— START OF DATA SECTION —
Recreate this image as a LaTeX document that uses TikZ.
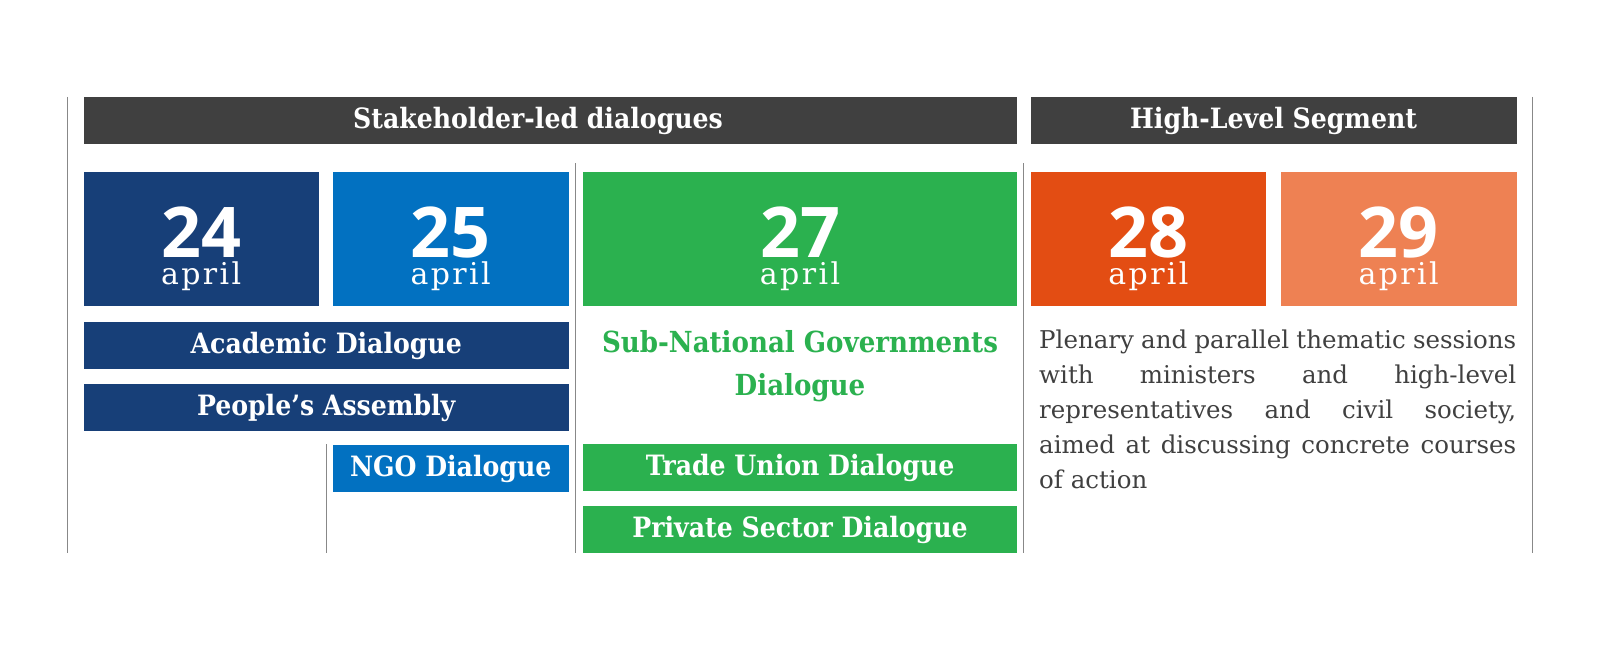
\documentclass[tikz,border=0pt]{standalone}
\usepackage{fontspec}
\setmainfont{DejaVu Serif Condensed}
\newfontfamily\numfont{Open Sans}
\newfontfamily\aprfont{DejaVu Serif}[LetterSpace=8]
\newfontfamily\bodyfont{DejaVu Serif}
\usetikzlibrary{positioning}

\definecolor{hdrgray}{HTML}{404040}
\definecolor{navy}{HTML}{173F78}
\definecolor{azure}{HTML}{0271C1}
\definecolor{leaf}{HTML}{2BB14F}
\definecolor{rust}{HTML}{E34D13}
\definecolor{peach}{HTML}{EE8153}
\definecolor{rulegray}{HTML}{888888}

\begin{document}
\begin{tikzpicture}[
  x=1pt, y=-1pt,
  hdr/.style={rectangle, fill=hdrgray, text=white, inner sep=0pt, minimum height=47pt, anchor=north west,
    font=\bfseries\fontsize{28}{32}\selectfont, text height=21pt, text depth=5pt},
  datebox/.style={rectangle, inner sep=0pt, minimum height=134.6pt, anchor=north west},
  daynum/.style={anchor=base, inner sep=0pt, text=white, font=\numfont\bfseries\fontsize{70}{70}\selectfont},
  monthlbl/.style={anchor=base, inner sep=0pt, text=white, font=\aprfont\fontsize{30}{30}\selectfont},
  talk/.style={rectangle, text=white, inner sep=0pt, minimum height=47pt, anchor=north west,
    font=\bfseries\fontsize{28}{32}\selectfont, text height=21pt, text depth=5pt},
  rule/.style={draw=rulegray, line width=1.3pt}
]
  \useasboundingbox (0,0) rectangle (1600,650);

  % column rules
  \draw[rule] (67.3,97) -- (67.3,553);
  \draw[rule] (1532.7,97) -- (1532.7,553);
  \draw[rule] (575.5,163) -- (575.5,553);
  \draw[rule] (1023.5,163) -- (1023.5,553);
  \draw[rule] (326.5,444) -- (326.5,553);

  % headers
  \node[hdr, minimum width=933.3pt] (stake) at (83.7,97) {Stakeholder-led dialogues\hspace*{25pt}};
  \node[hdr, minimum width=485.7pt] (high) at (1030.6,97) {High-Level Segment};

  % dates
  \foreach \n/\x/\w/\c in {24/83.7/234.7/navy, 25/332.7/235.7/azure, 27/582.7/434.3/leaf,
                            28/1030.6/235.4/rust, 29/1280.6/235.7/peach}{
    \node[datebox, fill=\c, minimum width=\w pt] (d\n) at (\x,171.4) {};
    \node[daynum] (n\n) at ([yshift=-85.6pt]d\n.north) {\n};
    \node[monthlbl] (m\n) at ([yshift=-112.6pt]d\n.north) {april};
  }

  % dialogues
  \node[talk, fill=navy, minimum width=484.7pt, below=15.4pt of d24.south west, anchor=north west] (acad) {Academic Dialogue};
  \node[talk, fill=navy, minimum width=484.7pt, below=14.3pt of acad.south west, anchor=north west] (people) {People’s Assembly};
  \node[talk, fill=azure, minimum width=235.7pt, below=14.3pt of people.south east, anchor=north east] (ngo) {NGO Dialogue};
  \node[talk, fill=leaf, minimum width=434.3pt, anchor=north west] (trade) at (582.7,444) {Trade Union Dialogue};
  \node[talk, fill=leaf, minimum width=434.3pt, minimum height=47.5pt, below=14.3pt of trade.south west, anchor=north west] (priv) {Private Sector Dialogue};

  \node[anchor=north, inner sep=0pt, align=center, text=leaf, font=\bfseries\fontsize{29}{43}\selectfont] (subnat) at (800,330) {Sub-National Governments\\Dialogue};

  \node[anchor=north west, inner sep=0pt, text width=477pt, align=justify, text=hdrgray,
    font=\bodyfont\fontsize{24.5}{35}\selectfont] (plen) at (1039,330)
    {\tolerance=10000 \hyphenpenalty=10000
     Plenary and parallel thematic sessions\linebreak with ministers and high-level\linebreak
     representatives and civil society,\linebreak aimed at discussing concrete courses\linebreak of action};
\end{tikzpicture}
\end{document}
— END OF DATA SECTION —
→ GIVEN REQUEST: Go through the material above and print all of it exactly, except the pictures.

→ TASK RESPONSE:
Recreate this image as a LaTeX document that uses TikZ.
\documentclass[tikz,border=0pt]{standalone}
\usepackage{fontspec}
\setmainfont{DejaVu Serif Condensed}
\newfontfamily\numfont{Open Sans}
\newfontfamily\aprfont{DejaVu Serif}[LetterSpace=8]
\newfontfamily\bodyfont{DejaVu Serif}
\usetikzlibrary{positioning}

\definecolor{hdrgray}{HTML}{404040}
\definecolor{navy}{HTML}{173F78}
\definecolor{azure}{HTML}{0271C1}
\definecolor{leaf}{HTML}{2BB14F}
\definecolor{rust}{HTML}{E34D13}
\definecolor{peach}{HTML}{EE8153}
\definecolor{rulegray}{HTML}{888888}

\begin{document}
\begin{tikzpicture}[
  x=1pt, y=-1pt,
  hdr/.style={rectangle, fill=hdrgray, text=white, inner sep=0pt, minimum height=47pt, anchor=north west,
    font=\bfseries\fontsize{28}{32}\selectfont, text height=21pt, text depth=5pt},
  datebox/.style={rectangle, inner sep=0pt, minimum height=134.6pt, anchor=north west},
  daynum/.style={anchor=base, inner sep=0pt, text=white, font=\numfont\bfseries\fontsize{70}{70}\selectfont},
  monthlbl/.style={anchor=base, inner sep=0pt, text=white, font=\aprfont\fontsize{30}{30}\selectfont},
  talk/.style={rectangle, text=white, inner sep=0pt, minimum height=47pt, anchor=north west,
    font=\bfseries\fontsize{28}{32}\selectfont, text height=21pt, text depth=5pt},
  rule/.style={draw=rulegray, line width=1.3pt}
]
  \useasboundingbox (0,0) rectangle (1600,650);

  % column rules
  \draw[rule] (67.3,97) -- (67.3,553);
  \draw[rule] (1532.7,97) -- (1532.7,553);
  \draw[rule] (575.5,163) -- (575.5,553);
  \draw[rule] (1023.5,163) -- (1023.5,553);
  \draw[rule] (326.5,444) -- (326.5,553);

  % headers
  \node[hdr, minimum width=933.3pt] (stake) at (83.7,97) {Stakeholder-led dialogues\hspace*{25pt}};
  \node[hdr, minimum width=485.7pt] (high) at (1030.6,97) {High-Level Segment};

  % dates
  \foreach \n/\x/\w/\c in {24/83.7/234.7/navy, 25/332.7/235.7/azure, 27/582.7/434.3/leaf,
                            28/1030.6/235.4/rust, 29/1280.6/235.7/peach}{
    \node[datebox, fill=\c, minimum width=\w pt] (d\n) at (\x,171.4) {};
    \node[daynum] (n\n) at ([yshift=-85.6pt]d\n.north) {\n};
    \node[monthlbl] (m\n) at ([yshift=-112.6pt]d\n.north) {april};
  }

  % dialogues
  \node[talk, fill=navy, minimum width=484.7pt, below=15.4pt of d24.south west, anchor=north west] (acad) {Academic Dialogue};
  \node[talk, fill=navy, minimum width=484.7pt, below=14.3pt of acad.south west, anchor=north west] (people) {People’s Assembly};
  \node[talk, fill=azure, minimum width=235.7pt, below=14.3pt of people.south east, anchor=north east] (ngo) {NGO Dialogue};
  \node[talk, fill=leaf, minimum width=434.3pt, anchor=north west] (trade) at (582.7,444) {Trade Union Dialogue};
  \node[talk, fill=leaf, minimum width=434.3pt, minimum height=47.5pt, below=14.3pt of trade.south west, anchor=north west] (priv) {Private Sector Dialogue};

  \node[anchor=north, inner sep=0pt, align=center, text=leaf, font=\bfseries\fontsize{29}{43}\selectfont] (subnat) at (800,330) {Sub-National Governments\\Dialogue};

  \node[anchor=north west, inner sep=0pt, text width=477pt, align=justify, text=hdrgray,
    font=\bodyfont\fontsize{24.5}{35}\selectfont] (plen) at (1039,330)
    {\tolerance=10000 \hyphenpenalty=10000
     Plenary and parallel thematic sessions\linebreak with ministers and high-level\linebreak
     representatives and civil society,\linebreak aimed at discussing concrete courses\linebreak of action};
\end{tikzpicture}
\end{document}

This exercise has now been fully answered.